Aside for my love of Bruno Sammartino paying more attention to the match than anyone else involved in it, this is an important moment in wrestling history. While they never say it after the finish, or even when they cut back to the Tuesday Night Titans set, by winning this match Tony Atlas and Rocky Johnson become the first African Americans to ever hold a professional wrestling championship.

An Interview with Captain Lou Albano

Vince McMahon tries to start some trouble between the Wild Samoans and Captain Lou Albano. Captain Lou accidentally hit Afa with a wooden chair and caused the Samoans to lose the tag belts. The whole premise of the segment is that Lou Albano denies taking any responsibility for the chair shot.

None of that matters to me, because what’s really important is that Captain Lou Albano is wearing a Hawaiian shirt with kittens all over it. Between the kitten shirts and the bowling shirts with his face and name on the back of it, I feel that Lou Albano’s wardrobe should be separately inducted into the WWE Hall of Fame.

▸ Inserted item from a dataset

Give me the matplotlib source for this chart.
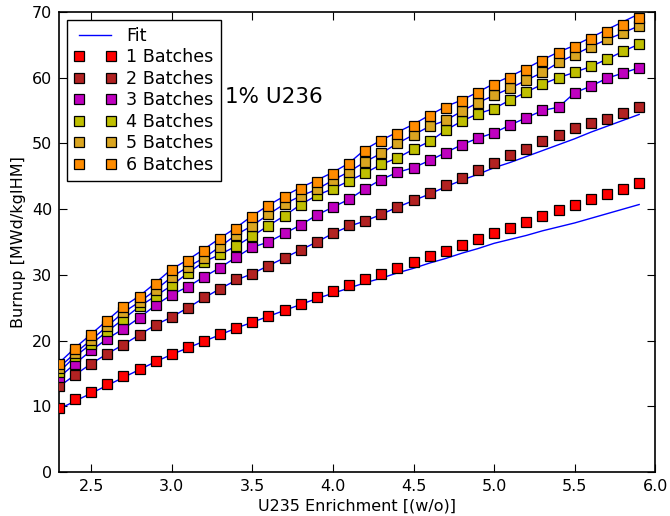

The World of Wrestling: Quick, try everything at once!

The final few minutes of the program is rapid fire clips of various matches, the first one is an Andrew the Giant match from the late 70’s where he disinterestedly mauls three people at the same time like a brown bear with ADHD, then Hulk Hogan gets headbutted a bunch of times by The Masked Superstar, Greg Valentine crotches Jimmy Snuka on the steel guard rail outside the ring, and the Iron Sheik colonizes what would one day become Suplex City on two jobbers. None of these clips really serve much purpose except to fill time and end show.

A Final Word

This was the inaugural edition of Tuesday Night Titans, and it was a bold first step toward establishing the WWF’s style of sports entertainment. While the show is awkward and dependent entirely too much on the improvisational skills of the wrestlers and its hosts, it really did seek to create more fleshed out personalities for the wrestlers in the company who were lower on the card. Before this episode the Wild Samoans were interchangeable, archaic, fairly racist, savage stereotypes, and while this show didn’t change that, what it did do was differentiate them from any other tag team who were attempting a similar gimmick at the time (of which there were plenty). The show spent an awful lot of time with Dr. D. David Shultz, and establishing him as a character that would not work today, but without that background he is just another southern wrestler that no one would have any reason to care about one way or another. These moments of character exploration and the willingness to explore ways of presenting them is woefully lacking in today’s formulaic safer wrestling program. These were the days where Vince McMahon had a ton of competition from a variety of territories and promoters including the NWA and the AWA, and he needed to create a way that made his product and wrestlers different from the ones being presented there, so he took a format of television that was popular at the time (and still popular today) and satirized it with wrestling characters in a way that other promoters simply lacked the vision or courage to do. While the show is goofy, it’s incredibly fun, and most importantly and almost contradictory, it is a revolutionary step towards three dimensional wrestling characters that we would soon to grow to expect in later eras.